Depois advoguei para a maioria dos clubes do Brasil, inclusive como último o Fluminense. Como sempre digo: “de terno não tenho clube!”. Advoguei também para muitos atletas, na esfera trabalhista e mais ainda na Justiça Desportiva, sobretudo nos casos de dopagem como no leading case “Dodô”. Conheço do assunto e dos “dois lados do balcão”.
E para afastar inclusive qualquer conflito, embora não estivesse obrigado, ao assumir o Senado me desfiz da sociedade no meu escritório de advocacia e me licenciei formalmente na OAB, justamente para não haver confusão alguma com o meu exercício parlamentar, para o qual me dedico integralmente, de forma exclusiva e neste caso com a visão do todo, disposto a ouvir todos os atores do setor.
- Outros segmentos da sociedade também tem participado das discussões ou somente a ótica dos interessados diretos tem sido levada em consideração?
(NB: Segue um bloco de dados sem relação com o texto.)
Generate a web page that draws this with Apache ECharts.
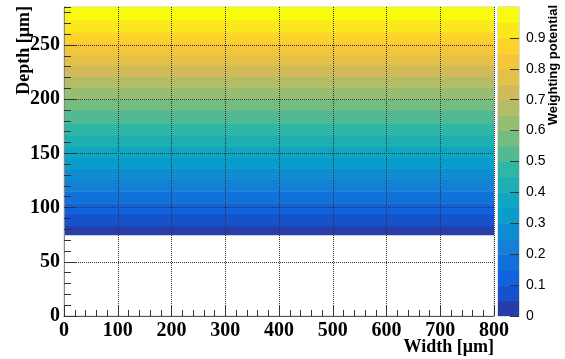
<!DOCTYPE html>
<html>
<head>
<meta charset="utf-8">
<script src="https://cdn.jsdelivr.net/npm/echarts@6/dist/echarts.min.js"></script>
<style>
  html, body { margin: 0; padding: 0; background: #fff; }
  #main { width: 565px; height: 359px; }
</style>
</head>
<body>
<div id="main"></div>
<script>
// band edges along the depth (um)
var depthEdges = [75, 83, 94, 104, 115, 126, 136, 146, 156, 167, 178, 190, 200, 211, 221, 231, 241, 252, 262, 273, 285];
// weighting potential in each band (middle of its contour level)
var potential = [0.025, 0.075, 0.125, 0.175, 0.225, 0.275, 0.325, 0.375, 0.425, 0.475,
                 0.525, 0.575, 0.625, 0.675, 0.725, 0.775, 0.825, 0.875, 0.925, 0.975];
var widthRange = [0, 800];
// contour levels of the colour scale
var zLevels = [0, 0.05, 0.1, 0.15, 0.2, 0.25, 0.3, 0.35, 0.4, 0.45, 0.5,
               0.55, 0.6, 0.65, 0.7, 0.75, 0.8, 0.85, 0.9, 0.95, 1];
// tick labels
var xTicks = [0, 100, 200, 300, 400, 500, 600, 700, 800];
var yTicks = [0, 50, 100, 150, 200, 250];
var zTicks = [0, 0.1, 0.2, 0.3, 0.4, 0.5, 0.6, 0.7, 0.8, 0.9];

// ROOT kBird palette
var birdStops = [0, 0.125, 0.25, 0.375, 0.5, 0.625, 0.75, 0.875, 1];
var birdR = [0.2082, 0.0592, 0.0780, 0.0232, 0.1802, 0.5301, 0.8186, 0.9956, 0.9764];
var birdG = [0.1664, 0.3599, 0.5041, 0.6419, 0.7178, 0.7492, 0.7328, 0.7862, 0.9832];
var birdB = [0.5293, 0.8684, 0.8385, 0.7914, 0.6425, 0.4662, 0.3499, 0.1968, 0.0539];
function bird(t) {
    var i = 0;
    while (i < birdStops.length - 2 && t > birdStops[i + 1]) i++;
    var f = (t - birdStops[i]) / (birdStops[i + 1] - birdStops[i]);
    function c(a) { return Math.round(255 * (a[i] + f * (a[i + 1] - a[i]))); }
    return 'rgb(' + c(birdR) + ',' + c(birdG) + ',' + c(birdB) + ')';
}
var nLev = zLevels.length - 1;
var levelColors = [];
for (var k = 0; k < nLev; k++) {
    levelColors.push(bird(Math.floor((k + 0.99) * 255 / nLev) / 254));
}
function colorFor(v) {
    for (var k = 0; k < nLev; k++) {
        if (v >= zLevels[k] && v < zLevels[k + 1]) return levelColors[k];
    }
    return levelColors[nLev - 1];
}

var bandData = [];
for (var i = 0; i < potential.length; i++) {
    bandData.push([widthRange[0], widthRange[1], depthEdges[i], depthEdges[i + 1], potential[i]]);
}
var barData = [];
for (var j = 0; j < nLev; j++) {
    barData.push([zLevels[j], zLevels[j + 1], (zLevels[j] + zLevels[j + 1]) / 2]);
}

var serif = { fontFamily: 'Liberation Serif', fontWeight: 'bold', fontSize: 20, color: '#000' };

var chart = echarts.init(document.getElementById('main'));
chart.setOption({
    animation: false,
    grid: [
        { left: 64, right: 71, top: 7, bottom: 43, show: true, borderColor: '#ccc', borderWidth: 1 },
        { left: 498, right: 46, top: 7, bottom: 43, show: true, borderColor: '#bbb', borderWidth: 1 }
    ],
    xAxis: [
        {
            gridIndex: 0, type: 'value', min: 0, max: 800, interval: 100, z: 5,
            axisLine: { show: true, onZero: false, lineStyle: { color: '#555', width: 1 } },
            axisTick: { inside: true, length: 10, lineStyle: { color: '#333' } },
            minorTick: { show: true, splitNumber: 5, length: 6, lineStyle: { color: '#333' } },
            axisLabel: Object.assign({ margin: 5, customValues: xTicks }, serif),
            splitLine: { show: true, lineStyle: { color: '#333', type: 'dotted', width: 1 } }
        },
        { gridIndex: 1, type: 'value', min: 0, max: 1, show: false }
    ],
    yAxis: [
        {
            gridIndex: 0, type: 'value', position: 'left', min: 0, max: 285, interval: 50, z: 5,
            axisLine: { show: true, onZero: false, lineStyle: { color: '#888', width: 1 } },
            axisTick: { inside: true, length: 13, customValues: yTicks, lineStyle: { color: '#333' } },
            axisLabel: Object.assign({ margin: 4, customValues: yTicks }, serif),
            splitLine: { show: true, lineStyle: { color: '#333', type: 'dotted', width: 1 } }
        },
        {
            gridIndex: 0, type: 'value', position: 'left', min: 0, max: 285, interval: 10, z: 5,
            axisLine: { show: false, onZero: false },
            axisTick: { inside: true, length: 7, lineStyle: { color: '#333' } },
            axisLabel: { show: false },
            splitLine: { show: false }
        },
        {
            gridIndex: 1, type: 'value', min: 0, max: 1, interval: 0.1, position: 'right', z: 5,
            axisLine: { show: false, onZero: false },
            axisTick: { inside: true, length: 9, customValues: zTicks, lineStyle: { color: '#333' } },
            axisLabel: { margin: 7, customValues: zTicks, fontFamily: 'Liberation Sans', fontSize: 14, color: '#000' },
            splitLine: { show: false }
        }
    ],
    series: [
        {
            type: 'custom', xAxisIndex: 0, yAxisIndex: 0, clip: true,
            data: bandData,
            renderItem: function (params, api) {
                var p0 = api.coord([api.value(0), api.value(3)]);
                var p1 = api.coord([api.value(1), api.value(2)]);
                return {
                    type: 'rect',
                    shape: { x: p0[0], y: p0[1], width: p1[0] - p0[0], height: p1[1] - p0[1] + 0.5 },
                    style: { fill: colorFor(api.value(4)) }
                };
            }
        },
        {
            type: 'custom', xAxisIndex: 1, yAxisIndex: 2, clip: true,
            data: barData,
            renderItem: function (params, api) {
                var p0 = api.coord([0, api.value(1)]);
                var p1 = api.coord([1, api.value(0)]);
                return {
                    type: 'rect',
                    shape: { x: p0[0], y: p0[1], width: p1[0] - p0[0], height: p1[1] - p0[1] + 0.5 },
                    style: { fill: colorFor(api.value(2)) }
                };
            }
        }
    ],
    graphic: [
        {
            type: 'text', x: 24, y: 6, rotation: Math.PI / 2,
            style: { text: 'Depth [μm]', align: 'right', verticalAlign: 'middle',
                     font: 'bold 18px "Liberation Serif"', fill: '#000' }
        },
        {
            type: 'text', x: 494, y: 347,
            style: { text: 'Width [μm]', align: 'right', verticalAlign: 'middle',
                     font: 'bold 18px "Liberation Serif"', fill: '#000' }
        },
        {
            type: 'text', x: 553, y: 5, rotation: Math.PI / 2,
            style: { text: 'Weighting potential', align: 'right', verticalAlign: 'middle',
                     font: 'bold 13px "Liberation Sans"', fill: '#000' }
        }
    ]
});
</script>
</body>
</html>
- Esses todos acima citados tem uma grande contribuição a dar ao projeto do clube-empresa, mas tenho ouvido também magistrados, advogados especialistas em recuperação judicial, e a imprensa também de uma forma geral, além de senadores, meus colegas, que manifestaram interesse no projeto, como o próprio autor e hoje presidente do Senado, Rodrigo Pacheco, também o senador Romário que inclusive tem me acompanhado em algumas reuniões.
- Há alguma estimativa de quanto custa para a sociedade a isenção tributária dos clubes que exercem atividades empresariais sob a forma de associação sem fins lucrativos?
- É preciso reconhecer que clubes sociais desempenham importante função social, o que de certa forma funciona como contrapartida a isenção que lhe é conferida por lei. Mas a verdade é que o futebol desenvolveu um modelo próprio de negócio com forte impacto econômico, movimentando cifras milionárias. Não penso em custo, mas em oportunidade para o governo passar a arrecadar com tributos no tempo sobre a SAF, o que reverte em benefício maior a sociedade. A equação não deve ter por base quanto perdeu, mas quanto tem a ganhar. Todos.
Pelo modelo de SAF, existe a possibilidade de um clube não virar empresa, mas captar recursos por meio da emissão de debêntures (título de crédito) – regulado pela CVM (Comissão de Valores Mobiliários). Como funcionaria essa captação no novo texto do projeto?
- O Projeto 5516/19 de Autoria do Senador Rodrigo Pacheco, como no texto original também do projeto do deputado federal Otavio Leite, prevê a “Debenture Fut.” para a SAF. Não alcança a associação civil, nem outras formas societárias. Dedica-se a regular exclusivamente esse tipo societário: a Sociedade Anônima do Futebol.